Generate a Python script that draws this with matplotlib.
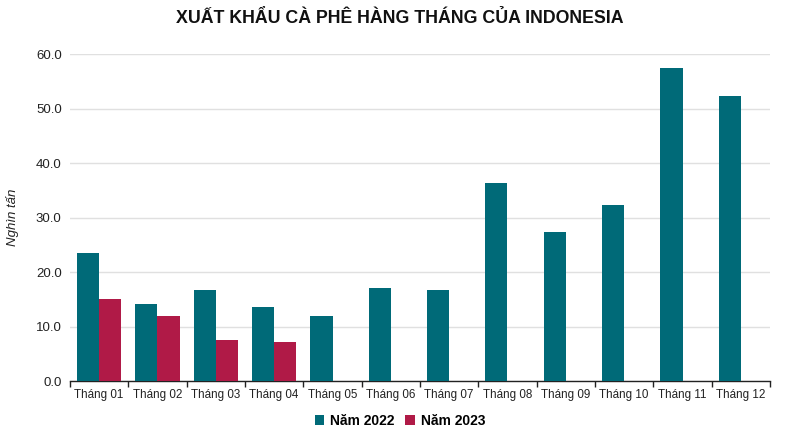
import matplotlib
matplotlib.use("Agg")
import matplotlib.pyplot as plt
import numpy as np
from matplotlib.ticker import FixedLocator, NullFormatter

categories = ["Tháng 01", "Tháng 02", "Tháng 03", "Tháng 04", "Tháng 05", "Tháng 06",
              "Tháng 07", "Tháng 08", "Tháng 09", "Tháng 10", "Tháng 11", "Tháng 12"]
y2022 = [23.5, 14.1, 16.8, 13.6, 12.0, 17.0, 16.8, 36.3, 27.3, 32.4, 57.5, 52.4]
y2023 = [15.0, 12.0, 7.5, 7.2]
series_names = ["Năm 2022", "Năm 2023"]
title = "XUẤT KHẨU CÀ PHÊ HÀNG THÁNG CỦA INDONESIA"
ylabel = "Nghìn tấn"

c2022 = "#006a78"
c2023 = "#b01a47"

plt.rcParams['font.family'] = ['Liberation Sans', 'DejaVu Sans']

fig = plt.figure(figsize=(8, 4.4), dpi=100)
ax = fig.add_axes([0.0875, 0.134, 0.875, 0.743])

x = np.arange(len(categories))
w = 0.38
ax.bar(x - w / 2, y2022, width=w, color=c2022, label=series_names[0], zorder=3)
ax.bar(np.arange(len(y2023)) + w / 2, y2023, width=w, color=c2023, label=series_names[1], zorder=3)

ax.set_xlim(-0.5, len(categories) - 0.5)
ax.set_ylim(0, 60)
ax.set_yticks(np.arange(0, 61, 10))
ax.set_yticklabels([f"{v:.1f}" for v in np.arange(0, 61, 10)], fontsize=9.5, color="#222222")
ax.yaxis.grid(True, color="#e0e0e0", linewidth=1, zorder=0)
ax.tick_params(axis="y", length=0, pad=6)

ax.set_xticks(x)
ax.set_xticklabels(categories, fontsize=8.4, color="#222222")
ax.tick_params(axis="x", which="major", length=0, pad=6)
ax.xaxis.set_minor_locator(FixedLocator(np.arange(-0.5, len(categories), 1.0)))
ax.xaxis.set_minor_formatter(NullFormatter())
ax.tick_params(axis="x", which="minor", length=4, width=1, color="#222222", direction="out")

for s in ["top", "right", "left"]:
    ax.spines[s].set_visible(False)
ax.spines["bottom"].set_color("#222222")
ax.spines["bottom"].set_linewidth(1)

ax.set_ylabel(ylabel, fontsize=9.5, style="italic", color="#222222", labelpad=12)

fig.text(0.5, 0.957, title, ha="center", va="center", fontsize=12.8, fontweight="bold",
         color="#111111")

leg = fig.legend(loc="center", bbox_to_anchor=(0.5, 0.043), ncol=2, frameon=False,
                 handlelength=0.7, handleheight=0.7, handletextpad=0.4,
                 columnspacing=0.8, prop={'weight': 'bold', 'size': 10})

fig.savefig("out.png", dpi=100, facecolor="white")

• Given request:
Where a line holds "matplotlib", copy it out.

• Solution to the exercise:
Generate a Python script that draws this with matplotlib.
import matplotlib
matplotlib.use("Agg")
import matplotlib.pyplot as plt
from matplotlib.ticker import FixedLocator, NullFormatter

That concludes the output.